One common theme in the scripture readings – and the Collect – for the Second Sunday of Easter is fellowship. In the Collect, we recall that “in the Paschal mystery”, God “established a new covenant of reconciliation”: Reconciliation between God and humanity and with one another. Indeed, the paschal mystery, meaning the life, death and resurrection of Jesus and its place in our relationship with God – reconciliation – is the foundational concept of Christian theology.
The adjective “paschal” derives from the Hebrew Pesach, meaning “passing over” as in Exodus 12: 13. In Greek, the word is pascha – and in fact, in my tribal language – Kichagga – the Easter Season is Paskaa, or Pasaka in Swahili.
In the Collect we then pray, “that all who have been reborn into the fellowship of Christ’s body may show forth in their lives what they profess by their faith”. This is powerful! In baptism – and we renew our baptismal vows especially during the Great Easter Vigil – we are born into fellowship, with Jesus and with our fellow faithful. We therefore pray that our lives give testimony to our faith.

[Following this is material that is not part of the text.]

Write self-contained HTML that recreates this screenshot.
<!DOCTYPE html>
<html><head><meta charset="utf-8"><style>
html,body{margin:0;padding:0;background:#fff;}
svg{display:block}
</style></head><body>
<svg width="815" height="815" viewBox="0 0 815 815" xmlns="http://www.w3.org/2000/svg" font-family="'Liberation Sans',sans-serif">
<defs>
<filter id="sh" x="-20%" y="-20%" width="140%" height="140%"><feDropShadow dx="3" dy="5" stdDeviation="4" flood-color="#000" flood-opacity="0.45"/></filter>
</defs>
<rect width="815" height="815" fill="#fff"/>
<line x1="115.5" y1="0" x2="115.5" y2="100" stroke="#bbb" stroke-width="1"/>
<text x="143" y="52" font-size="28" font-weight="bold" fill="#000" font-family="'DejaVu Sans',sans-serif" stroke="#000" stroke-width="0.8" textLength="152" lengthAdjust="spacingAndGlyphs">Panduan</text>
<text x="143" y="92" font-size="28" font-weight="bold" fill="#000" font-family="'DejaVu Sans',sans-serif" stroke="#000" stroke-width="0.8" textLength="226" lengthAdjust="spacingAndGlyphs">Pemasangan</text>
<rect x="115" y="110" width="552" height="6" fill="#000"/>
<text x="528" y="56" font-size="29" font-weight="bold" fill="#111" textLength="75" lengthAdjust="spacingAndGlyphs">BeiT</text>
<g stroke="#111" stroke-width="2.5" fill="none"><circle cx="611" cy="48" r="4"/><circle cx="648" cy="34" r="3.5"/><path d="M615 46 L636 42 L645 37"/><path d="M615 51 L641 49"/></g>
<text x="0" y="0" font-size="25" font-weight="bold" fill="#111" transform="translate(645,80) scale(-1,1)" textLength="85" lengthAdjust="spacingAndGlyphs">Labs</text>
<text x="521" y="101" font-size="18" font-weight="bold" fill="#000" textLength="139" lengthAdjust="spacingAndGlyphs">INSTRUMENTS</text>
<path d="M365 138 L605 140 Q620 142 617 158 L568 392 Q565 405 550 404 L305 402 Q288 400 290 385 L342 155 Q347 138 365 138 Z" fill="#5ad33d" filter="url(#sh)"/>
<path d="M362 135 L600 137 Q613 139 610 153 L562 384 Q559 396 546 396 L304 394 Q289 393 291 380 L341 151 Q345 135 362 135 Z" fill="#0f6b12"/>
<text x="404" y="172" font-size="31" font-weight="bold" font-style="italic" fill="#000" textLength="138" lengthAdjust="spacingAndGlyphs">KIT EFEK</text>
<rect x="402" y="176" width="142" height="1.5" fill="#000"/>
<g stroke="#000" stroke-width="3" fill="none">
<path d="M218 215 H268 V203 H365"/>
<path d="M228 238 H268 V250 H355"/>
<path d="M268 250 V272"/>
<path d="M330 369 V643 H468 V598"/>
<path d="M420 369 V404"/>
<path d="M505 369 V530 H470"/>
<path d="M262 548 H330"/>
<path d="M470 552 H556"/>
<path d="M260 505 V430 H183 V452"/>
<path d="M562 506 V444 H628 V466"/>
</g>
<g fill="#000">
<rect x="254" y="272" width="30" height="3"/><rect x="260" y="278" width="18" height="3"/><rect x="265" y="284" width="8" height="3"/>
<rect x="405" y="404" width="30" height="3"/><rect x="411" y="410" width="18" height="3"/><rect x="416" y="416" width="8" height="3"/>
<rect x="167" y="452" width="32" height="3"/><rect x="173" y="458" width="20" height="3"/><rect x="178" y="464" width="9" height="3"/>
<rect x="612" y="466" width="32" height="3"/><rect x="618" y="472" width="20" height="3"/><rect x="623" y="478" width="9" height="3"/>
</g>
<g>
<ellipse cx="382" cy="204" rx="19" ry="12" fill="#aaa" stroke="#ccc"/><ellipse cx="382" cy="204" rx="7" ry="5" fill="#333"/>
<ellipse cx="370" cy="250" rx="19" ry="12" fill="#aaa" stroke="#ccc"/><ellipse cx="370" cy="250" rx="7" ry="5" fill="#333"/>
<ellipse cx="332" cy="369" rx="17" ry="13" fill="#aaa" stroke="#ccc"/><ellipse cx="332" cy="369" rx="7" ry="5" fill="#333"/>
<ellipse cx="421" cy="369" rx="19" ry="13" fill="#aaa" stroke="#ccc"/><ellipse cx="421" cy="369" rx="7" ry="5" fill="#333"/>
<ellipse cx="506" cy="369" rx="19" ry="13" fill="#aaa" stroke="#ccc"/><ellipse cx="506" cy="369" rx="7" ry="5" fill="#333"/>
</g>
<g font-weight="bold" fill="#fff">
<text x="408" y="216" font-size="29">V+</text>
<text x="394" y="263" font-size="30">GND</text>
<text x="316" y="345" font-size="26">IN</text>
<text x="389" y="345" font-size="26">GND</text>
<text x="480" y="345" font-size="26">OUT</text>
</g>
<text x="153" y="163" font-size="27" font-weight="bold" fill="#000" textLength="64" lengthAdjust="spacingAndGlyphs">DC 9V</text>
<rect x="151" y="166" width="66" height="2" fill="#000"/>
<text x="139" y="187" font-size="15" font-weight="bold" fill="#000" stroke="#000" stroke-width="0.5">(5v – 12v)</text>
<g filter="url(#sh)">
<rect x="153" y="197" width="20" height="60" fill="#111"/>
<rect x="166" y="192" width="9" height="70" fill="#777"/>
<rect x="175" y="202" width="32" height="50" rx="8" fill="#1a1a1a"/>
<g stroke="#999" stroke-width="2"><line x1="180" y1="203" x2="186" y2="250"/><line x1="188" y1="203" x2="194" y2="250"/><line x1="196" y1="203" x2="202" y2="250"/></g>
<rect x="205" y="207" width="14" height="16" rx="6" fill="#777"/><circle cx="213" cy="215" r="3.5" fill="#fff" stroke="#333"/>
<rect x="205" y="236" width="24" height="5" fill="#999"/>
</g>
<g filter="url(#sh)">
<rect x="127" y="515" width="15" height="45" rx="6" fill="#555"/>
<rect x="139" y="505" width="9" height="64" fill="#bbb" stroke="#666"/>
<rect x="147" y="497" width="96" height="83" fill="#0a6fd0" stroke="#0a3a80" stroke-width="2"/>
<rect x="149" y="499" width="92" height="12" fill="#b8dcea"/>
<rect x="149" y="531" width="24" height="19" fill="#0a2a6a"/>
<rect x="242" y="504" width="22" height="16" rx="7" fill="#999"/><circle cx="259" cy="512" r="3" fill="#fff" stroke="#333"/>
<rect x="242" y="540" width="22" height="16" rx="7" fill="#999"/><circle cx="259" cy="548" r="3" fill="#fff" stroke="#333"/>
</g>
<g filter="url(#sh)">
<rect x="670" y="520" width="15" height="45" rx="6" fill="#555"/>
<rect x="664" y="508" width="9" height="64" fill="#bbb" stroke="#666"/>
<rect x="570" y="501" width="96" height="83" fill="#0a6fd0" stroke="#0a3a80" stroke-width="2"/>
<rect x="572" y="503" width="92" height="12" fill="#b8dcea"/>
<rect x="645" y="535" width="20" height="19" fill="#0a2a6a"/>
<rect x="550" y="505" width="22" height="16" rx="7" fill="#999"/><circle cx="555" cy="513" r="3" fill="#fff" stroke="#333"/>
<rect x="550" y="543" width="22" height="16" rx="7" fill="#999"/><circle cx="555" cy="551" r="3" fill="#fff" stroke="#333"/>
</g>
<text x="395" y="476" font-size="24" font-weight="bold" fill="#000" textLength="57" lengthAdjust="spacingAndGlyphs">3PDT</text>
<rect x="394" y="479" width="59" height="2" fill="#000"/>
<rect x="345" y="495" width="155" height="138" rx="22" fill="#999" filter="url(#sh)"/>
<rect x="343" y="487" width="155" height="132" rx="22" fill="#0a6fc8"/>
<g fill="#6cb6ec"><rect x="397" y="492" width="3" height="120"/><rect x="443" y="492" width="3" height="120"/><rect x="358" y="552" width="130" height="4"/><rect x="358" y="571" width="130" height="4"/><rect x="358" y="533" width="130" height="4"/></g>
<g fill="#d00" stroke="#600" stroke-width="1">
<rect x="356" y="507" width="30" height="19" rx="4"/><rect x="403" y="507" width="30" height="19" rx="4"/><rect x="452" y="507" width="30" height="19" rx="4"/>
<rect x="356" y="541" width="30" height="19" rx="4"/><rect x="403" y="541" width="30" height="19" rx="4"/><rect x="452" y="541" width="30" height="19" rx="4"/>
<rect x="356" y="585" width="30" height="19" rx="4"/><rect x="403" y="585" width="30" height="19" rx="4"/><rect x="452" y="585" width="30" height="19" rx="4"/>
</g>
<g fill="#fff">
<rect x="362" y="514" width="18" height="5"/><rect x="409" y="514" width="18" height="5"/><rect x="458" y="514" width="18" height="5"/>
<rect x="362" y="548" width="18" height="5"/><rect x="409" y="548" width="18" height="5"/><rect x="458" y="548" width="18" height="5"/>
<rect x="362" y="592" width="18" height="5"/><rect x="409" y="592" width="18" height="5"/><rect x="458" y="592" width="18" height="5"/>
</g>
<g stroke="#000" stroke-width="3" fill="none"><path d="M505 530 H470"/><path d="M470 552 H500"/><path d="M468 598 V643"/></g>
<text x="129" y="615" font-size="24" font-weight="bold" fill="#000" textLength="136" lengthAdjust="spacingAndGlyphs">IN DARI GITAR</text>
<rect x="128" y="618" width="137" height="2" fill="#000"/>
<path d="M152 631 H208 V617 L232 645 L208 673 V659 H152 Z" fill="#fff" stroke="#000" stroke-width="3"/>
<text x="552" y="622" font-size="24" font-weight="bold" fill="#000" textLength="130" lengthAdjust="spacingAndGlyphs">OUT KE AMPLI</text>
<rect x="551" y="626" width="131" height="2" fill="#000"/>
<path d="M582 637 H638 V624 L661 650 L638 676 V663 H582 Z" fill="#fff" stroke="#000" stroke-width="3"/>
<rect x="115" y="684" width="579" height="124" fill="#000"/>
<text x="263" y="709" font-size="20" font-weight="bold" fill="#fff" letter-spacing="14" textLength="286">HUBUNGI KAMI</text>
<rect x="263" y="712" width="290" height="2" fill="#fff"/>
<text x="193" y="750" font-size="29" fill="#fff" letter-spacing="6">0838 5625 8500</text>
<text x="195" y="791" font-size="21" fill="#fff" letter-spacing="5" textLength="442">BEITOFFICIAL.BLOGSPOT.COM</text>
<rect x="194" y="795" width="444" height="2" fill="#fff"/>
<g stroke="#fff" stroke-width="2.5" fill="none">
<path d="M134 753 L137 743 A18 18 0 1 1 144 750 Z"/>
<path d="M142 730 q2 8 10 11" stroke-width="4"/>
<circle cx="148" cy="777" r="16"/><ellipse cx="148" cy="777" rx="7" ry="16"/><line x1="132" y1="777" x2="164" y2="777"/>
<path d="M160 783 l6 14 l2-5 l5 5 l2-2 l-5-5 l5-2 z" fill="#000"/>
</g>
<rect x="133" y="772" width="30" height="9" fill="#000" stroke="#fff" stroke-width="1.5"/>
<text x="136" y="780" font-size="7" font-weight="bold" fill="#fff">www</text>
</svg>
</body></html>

Next, in the First Reading from the Book of Acts 4: 32-35, we are told: “those who believed were of one heart and soul…” And how did they profess their faith in their lives? “No one claimed private ownership of any possessions, but everything they owned was held in common… There was not a needy person among them”; what they had was shared proportionate to need. This is an impossible proposition in our world today where those who have accumulate more and more and those without; even the little that they have is taken away.
Then we have Psalm 133, which starts off with these words: “How good and pleasant it is when brethren live together in unity”. Fellowship! Right away, I find myself humming the Hebrew composition from this psalm: “Hiney ma tov um’ana’im; Shevet achim gam yachad”. Where there is this fellowship, “there the Lord bestows blessing, even life forevermore”.
This then brings us to the Epistle Reading from 1 John 1: 1 –2: 2 where we pick up this conditional statement: “If we say that we have fellowship with. the Father and with his Son Jesus Christ…”we could not at the same time be walking in darkness because “God is light and in God there is no darkness at all”.
One of the questions we ask ourselves is this: How is this fellowship of believers manifested? There is a good example in the First Reading from Acts. “The whole group of those who believed were of one heart and soul”.Because they were of one heart and soul, their community pursued the common good. They shared their wealth and possessions with equity and according to need rather than greed.
What then can we say about us today? How do we testify to fellowship with Christ and with one another? Is our fellowship inclusive or focused solely on our inner circle? How about those who are “different”, who do not dress like us, or talk or think or behave like us?
Think of all humanity as one soul and, like the first community of Christ, practice being of one heart and soul – in other words, singleness in pursuing the agenda of the soul.